Filizarda Mbanza, found sitting against a wall cradling her three-month-old baby, told UNHCR staff that she fled her shack on the outskirts of Germiston last Saturday when her neighbour shouted that a crowd whipped up by xenophobia was approaching.
"I was terrified! My husband was at work and I was alone with the baby. What was I to take from our shack? The warnings were drawing closer and I was in a panic. I had to get out there before my baby and I were attacked," Mbanza recalled.
Strapping the baby to her back, Mbanza followed other fleeing families to the nearest police station. The police took them to the Germiston Community Hall. "I don't even know how I arrived here. My mind was just in turmoil. My husband, was he still alive? My house, my goods.... I am just broken-hearted," the dazed woman said.

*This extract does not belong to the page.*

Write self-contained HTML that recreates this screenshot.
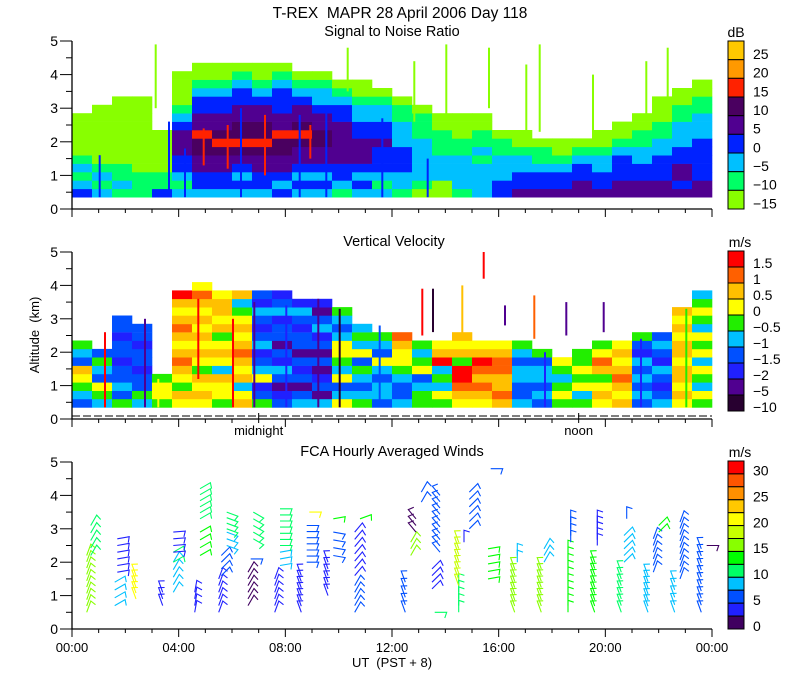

Walking through the poorly ventilated community hall, the UNHCR staff were struck by the stench of unwashed bodies and clothing. There are insufficient washing facilities and not enough toilets.
Children seemed oblivious to the gravity of the situation and played happily around the building, while their sombre-looking parents reflected on their radically changed situation over the past few days. Aid volunteers tried to appear cheerful in a bid to raise spirits.
Some people said they wanted to go back to their home countries, particularly those from Mozambique. But the Zimbabweans did not consider going home to a country facing major political and economic problems as an option.
"Until [Zimbabwean President] Robert Mugabe and [opposition leader] Morgan Tsvangirai can sit and talk together, we cannot go home! We ran away from harassment and beatings only to run straight into it here," one woman said, adding: "What must we do?"
The new residents of the community hall were looking forward to the distribution of aid, including blankets. UNHCR's implementing partner, the Jesuit Refugee Services (JRS), is taking care of the distribution of blankets and mattresses.
"We clearly need to bring more blankets," said a JRS staff member. "It's terribly cold. These blankets have come at the right time." Mbanza was fiercely guarding her blanket and mattress - priority has been given to women and children.
A policeman said it had been chaotic in the community hall when the first blankets were delivered. "We struggled to restore calm and have asked the coordinators working here to devise another method of distribution," he said.